---- Records supplied

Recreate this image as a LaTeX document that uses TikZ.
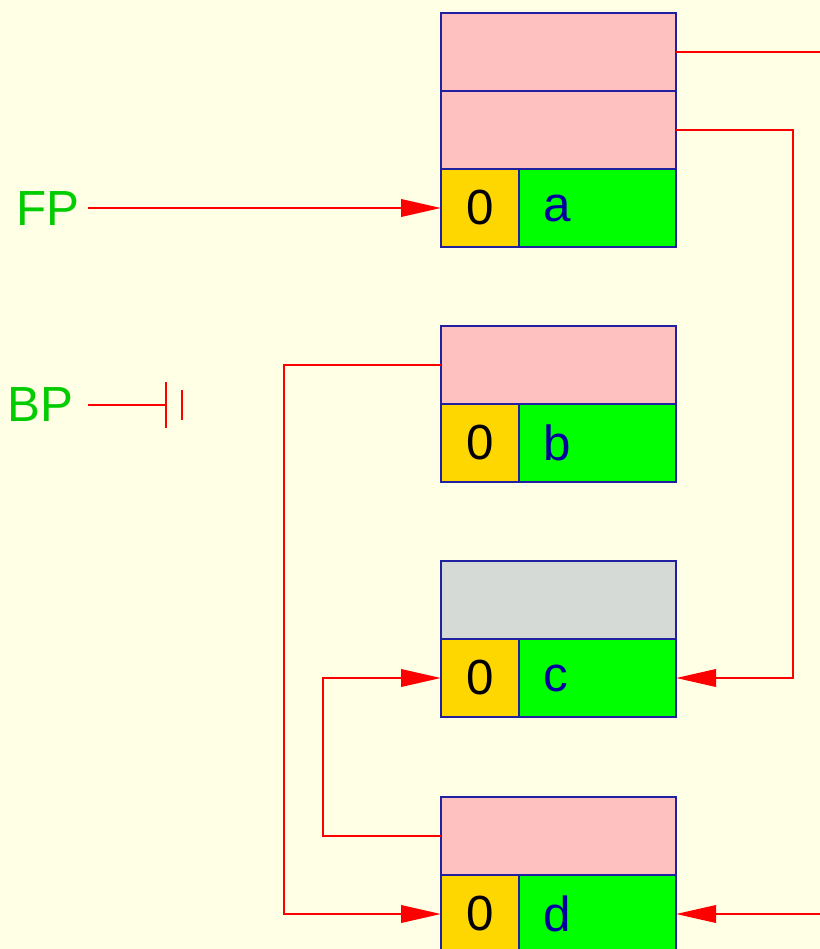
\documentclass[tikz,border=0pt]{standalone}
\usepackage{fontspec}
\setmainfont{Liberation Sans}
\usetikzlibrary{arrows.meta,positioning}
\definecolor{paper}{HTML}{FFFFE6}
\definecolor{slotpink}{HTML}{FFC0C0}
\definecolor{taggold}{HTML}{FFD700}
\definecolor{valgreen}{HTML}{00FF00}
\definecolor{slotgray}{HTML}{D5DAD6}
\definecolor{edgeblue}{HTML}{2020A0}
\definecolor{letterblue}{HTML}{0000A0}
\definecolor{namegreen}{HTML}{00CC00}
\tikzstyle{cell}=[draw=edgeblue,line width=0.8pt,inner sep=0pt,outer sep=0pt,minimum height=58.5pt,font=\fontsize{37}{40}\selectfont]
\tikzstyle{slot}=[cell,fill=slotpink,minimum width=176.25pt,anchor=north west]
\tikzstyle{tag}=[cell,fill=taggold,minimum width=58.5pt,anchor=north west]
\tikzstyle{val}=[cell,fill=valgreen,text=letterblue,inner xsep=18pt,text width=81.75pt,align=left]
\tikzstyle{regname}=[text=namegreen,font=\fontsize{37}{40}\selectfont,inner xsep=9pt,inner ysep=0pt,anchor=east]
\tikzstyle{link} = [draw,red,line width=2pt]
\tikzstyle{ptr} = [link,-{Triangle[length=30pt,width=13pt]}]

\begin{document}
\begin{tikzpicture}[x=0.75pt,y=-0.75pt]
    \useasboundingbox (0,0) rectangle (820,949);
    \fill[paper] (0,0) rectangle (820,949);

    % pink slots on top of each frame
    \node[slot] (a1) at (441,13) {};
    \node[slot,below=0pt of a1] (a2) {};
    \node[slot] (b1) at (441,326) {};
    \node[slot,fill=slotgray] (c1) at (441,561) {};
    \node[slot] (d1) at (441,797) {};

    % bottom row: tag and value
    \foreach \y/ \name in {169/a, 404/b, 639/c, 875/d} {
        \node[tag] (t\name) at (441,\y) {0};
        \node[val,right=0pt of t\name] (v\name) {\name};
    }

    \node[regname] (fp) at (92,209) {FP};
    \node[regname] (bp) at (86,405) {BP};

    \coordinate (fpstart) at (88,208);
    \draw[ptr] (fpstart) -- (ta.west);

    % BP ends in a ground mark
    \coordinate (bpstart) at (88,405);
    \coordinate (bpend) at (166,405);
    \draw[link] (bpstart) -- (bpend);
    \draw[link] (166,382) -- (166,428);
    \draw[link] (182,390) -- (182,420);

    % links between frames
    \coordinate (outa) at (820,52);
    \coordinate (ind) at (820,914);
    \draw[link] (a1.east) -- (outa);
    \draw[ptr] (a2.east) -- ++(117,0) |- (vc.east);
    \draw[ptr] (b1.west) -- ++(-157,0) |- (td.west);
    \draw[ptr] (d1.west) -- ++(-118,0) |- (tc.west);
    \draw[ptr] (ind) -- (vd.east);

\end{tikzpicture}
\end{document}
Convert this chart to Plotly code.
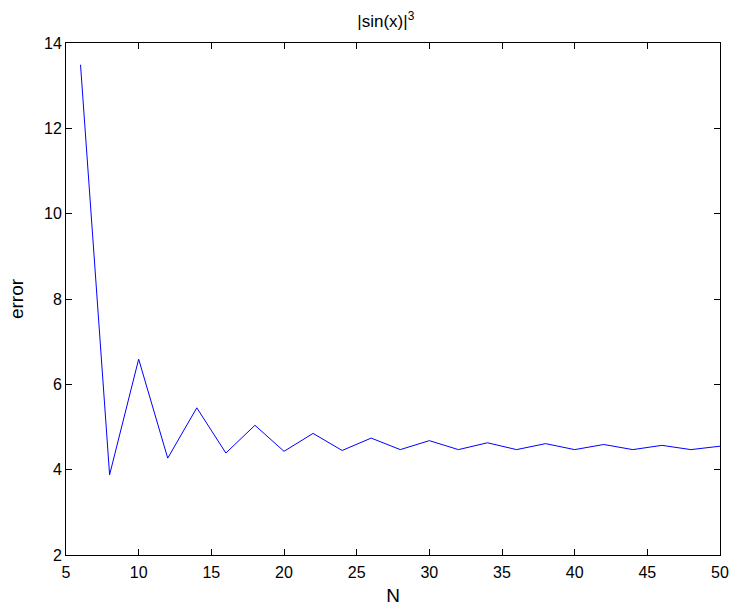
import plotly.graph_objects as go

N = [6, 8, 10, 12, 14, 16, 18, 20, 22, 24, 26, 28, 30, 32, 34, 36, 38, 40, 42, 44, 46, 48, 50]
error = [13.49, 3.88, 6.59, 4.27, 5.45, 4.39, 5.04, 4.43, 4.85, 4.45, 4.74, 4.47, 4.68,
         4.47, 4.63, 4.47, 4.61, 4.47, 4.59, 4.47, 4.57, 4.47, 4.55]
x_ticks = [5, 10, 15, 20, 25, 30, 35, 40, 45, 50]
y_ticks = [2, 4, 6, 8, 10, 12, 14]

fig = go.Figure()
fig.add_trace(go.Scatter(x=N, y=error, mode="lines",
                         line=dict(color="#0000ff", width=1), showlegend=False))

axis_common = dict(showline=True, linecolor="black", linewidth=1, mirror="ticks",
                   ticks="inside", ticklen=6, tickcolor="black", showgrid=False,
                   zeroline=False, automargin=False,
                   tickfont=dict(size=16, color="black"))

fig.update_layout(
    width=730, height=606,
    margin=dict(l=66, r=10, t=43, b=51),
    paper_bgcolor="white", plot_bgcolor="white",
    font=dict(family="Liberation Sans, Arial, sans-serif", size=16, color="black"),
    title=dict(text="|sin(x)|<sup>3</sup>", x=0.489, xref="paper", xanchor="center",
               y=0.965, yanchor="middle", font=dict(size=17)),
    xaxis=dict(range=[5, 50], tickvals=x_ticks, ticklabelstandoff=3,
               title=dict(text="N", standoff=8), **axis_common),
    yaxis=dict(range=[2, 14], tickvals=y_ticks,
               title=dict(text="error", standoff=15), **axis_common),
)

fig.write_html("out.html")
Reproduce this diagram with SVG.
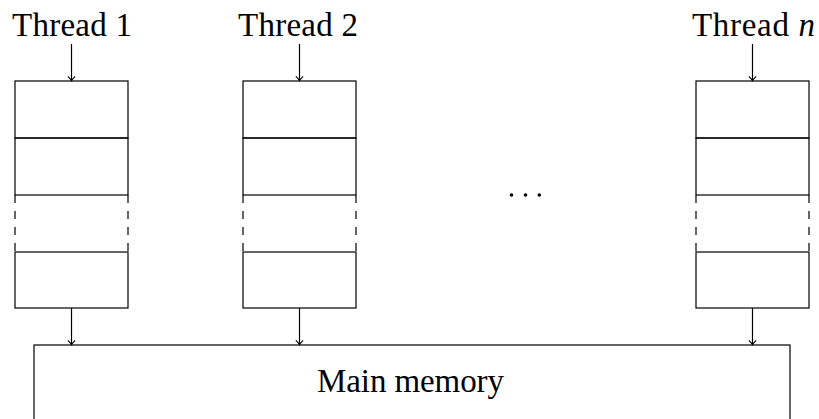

--------

### Written exercise
Copy out exactly the material that runs from the line with "Convert this chart to Plotly code." to the line with "y_ticks = [2, 4, 6, 8, 10, 12, 14]", ends included, and leave the pictures behind.

### Solution
Convert this chart to Plotly code.
import plotly.graph_objects as go

N = [6, 8, 10, 12, 14, 16, 18, 20, 22, 24, 26, 28, 30, 32, 34, 36, 38, 40, 42, 44, 46, 48, 50]
error = [13.49, 3.88, 6.59, 4.27, 5.45, 4.39, 5.04, 4.43, 4.85, 4.45, 4.74, 4.47, 4.68,
         4.47, 4.63, 4.47, 4.61, 4.47, 4.59, 4.47, 4.57, 4.47, 4.55]
x_ticks = [5, 10, 15, 20, 25, 30, 35, 40, 45, 50]
y_ticks = [2, 4, 6, 8, 10, 12, 14]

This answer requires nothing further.